2020-02-19 03:11:01

by Suraj Jitindar Singh

[permalink] [raw]
Subject: [PATCH 0/3] ext4: Fix potential races when performing online resizing

This patch series fixes 2 additional races between array resizing and
array element access when performing online resizing of the arrays
s_group_info and s_flex_groups.

These patches apply on top of the patch:
[PATCH RFC] ext4: fix potential race between online resizing and write operations

The macro sbi_array_rcu_deref() is introduced for simplicity but can be
removed if undesired.

Tested by performing the following:
truncate -s 100G /tmp/foo
sudo bash -c 'while true; do dd if=/dev/zero of=/mnt/xxx bs=1M count=1; sync; \
rm /mnt/xxx; done' &
while true; do mkfs.ext4 -b 1024 -E resize=26213883 /tmp/foo 2096635 -F; \
sudo mount -o loop /tmp/foo /mnt; sudo resize2fs /dev/loop0 26213883; \
sudo umount /mnt; done

Suraj Jitindar Singh (3):
ext4: introduce macro sbi_array_rcu_deref() to access rcu protected
fields
ext4: fix potential race between s_group_info online resizing and
access
ext4: fix potential race between s_flex_groups online resizing and
access

fs/ext4/balloc.c | 11 +++++-----
fs/ext4/ext4.h | 25 +++++++++++++++++----
fs/ext4/ialloc.c | 21 +++++++++++-------
fs/ext4/mballoc.c | 19 ++++++++++------
fs/ext4/resize.c | 4 ++--
fs/ext4/super.c | 56 ++++++++++++++++++++++++++++++++---------------
6 files changed, 91 insertions(+), 45 deletions(-)

--
2.17.1


2020-02-19 03:11:02

by Suraj Jitindar Singh

[permalink] [raw]
Subject: [PATCH 3/3] ext4: fix potential race between s_flex_groups online resizing and access

During an online resize an array of s_flex_groups structures gets replaced
so it can get enlarged. If there is a concurrent access to the array and
this memory has been reused then this can lead to an invalid memory access.

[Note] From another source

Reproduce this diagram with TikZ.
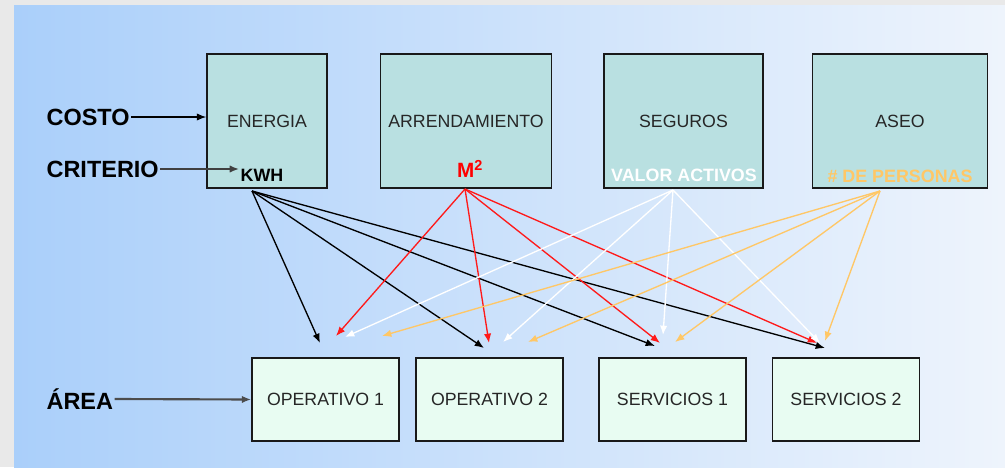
\documentclass[tikz,border=0pt]{standalone}
\usepackage{fontspec}
\setmainfont{Liberation Sans}
\usetikzlibrary{arrows.meta}
\definecolor{outerbg}{HTML}{E9E9E9}
\definecolor{bgleft}{HTML}{AACFFA}
\definecolor{bgright}{HTML}{EEF4FC}
\definecolor{costfill}{HTML}{B9E0E1}
\definecolor{areafill}{HTML}{E8FCF2}
\definecolor{persona}{HTML}{FFC766}
\definecolor{linered}{HTML}{FF1A1A}
\begin{document}
\begin{tikzpicture}[x=0.75pt,y=-0.75pt,>={Latex[length=7pt,width=5.5pt]},
    cost/.style={draw=black!90,line width=1.2pt,fill=costfill,inner sep=0pt,minimum height=100.5pt,text=black!85,font=\fontsize{13.3}{15}\selectfont},
    area/.style={draw=black!90,line width=1.2pt,fill=areafill,inner sep=0pt,minimum width=110.25pt,minimum height=62.25pt,text=black!85,font=\fontsize{13.3}{15}\selectfont},
    crit/.style={inner sep=1pt,font=\bfseries\fontsize{13.4}{15}\selectfont},
    side/.style={anchor=west,inner sep=1pt,font=\bfseries\fontsize{17.6}{20}\selectfont},
    link/.style={->,line width=1pt}]
    \useasboundingbox (0,0) rectangle (1005,467);
    \fill[outerbg] (0,0) rectangle (1005,467);
    \shade[left color=bgleft,right color=bgright] (14,6) rectangle (1005,467);
    % cost boxes
    \node[cost,minimum width=90pt] (energia) at (267,121) {ENERGIA};
    \node[cost,minimum width=128.25pt] (arrend) at (466,121) {ARRENDAMIENTO};
    \node[cost,minimum width=119.25pt] (seguros) at (683.5,121) {SEGUROS};
    \node[cost,minimum width=131.25pt] (aseo) at (900,121) {ASEO};
    \node[crit,text=black] (kwh) at (262,175) {KWH};
    \node[crit,text=red,font=\bfseries\fontsize{15.5}{17}\selectfont] (m2) at (470,169) {M\textsuperscript{2}};
    \node[crit,text=white] (valor) at (684,175) {VALOR ACTIVOS};
    \node[crit,text=persona] (personas) at (900,176) {\# DE PERSONAS};
    % area boxes
    \node[area] (op1) at (325.5,399.5) {OPERATIVO 1};
    \node[area] (op2) at (489.5,399.5) {OPERATIVO 2};
    \node[area] (serv1) at (672.5,399.5) {SERVICIOS 1};
    \node[area] (serv2) at (846,399.5) {SERVICIOS 2};
    % left labels
    \node[side] (costo) at (45,117) {COSTO};
    \node[side] (criterio) at (45,169) {CRITERIO};
    \node[side] (areaname) at (45,399) {ÁREA};
    \draw[->,line width=0.9pt] (costo.east) -- (costo.east -| energia.west);
    \draw[->,line width=1.2pt,black!75] (criterio.east) -- (criterio.east -| kwh.west);
    \draw[->,line width=1.6pt,black!70] (areaname.east) -- (op1.west);
    % start and end points of the links
    \coordinate (kwhout) at (252,191);
    \coordinate (m2out) at (465,189);
    \coordinate (valorout) at (673,190);
    \coordinate (persout) at (880,191);
    \foreach \n/\x/\y in {k1/320/343, k2/484/348, k3/655/346, k4/825/348,
                          r1/336/336, r2/489/343, r3/660/343, r4/817/343,
                          w1/345/337, w2/503/342, w3/663/335, w4/820/343,
                          o1/382/336, o2/528/342, o3/675/342, o4/825/341}
        \coordinate (\n) at (\x,\y);
    % links
    \foreach \t in {k1,k2,k3,k4}
        \draw[link,black] (kwhout) -- (\t);
    \foreach \t in {r1,r2,r3,r4}
        \draw[link,linered] (m2out) -- (\t);
    \foreach \t in {w1,w2,w3,w4}
        \draw[link,white] (valorout) -- (\t);
    \foreach \t in {o1,o2,o3,o4}
        \draw[link,persona] (persout) -- (\t);
\end{tikzpicture}
\end{document}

The s_flex_group array has been converted into an array of pointers rather
than an array of structures. This is to ensure that the information
contained in the structures cannot get out of sync during a resize due to
an accessor updating the value in the old structure after it has been
copied but before the array pointer is updated. Since the structures them-
selves are no longer copied but only the pointers to them this case is
mitigated.

Link: https://bugzilla.kernel.org/show_bug.cgi?id=206443
Signed-off-by: Suraj Jitindar Singh <[email protected]>
Cc: [email protected]
---
fs/ext4/ext4.h | 2 +-
fs/ext4/ialloc.c | 21 +++++++++++-------
fs/ext4/mballoc.c | 9 +++++---
fs/ext4/resize.c | 4 ++--
fs/ext4/super.c | 56 ++++++++++++++++++++++++++++++++---------------
5 files changed, 60 insertions(+), 32 deletions(-)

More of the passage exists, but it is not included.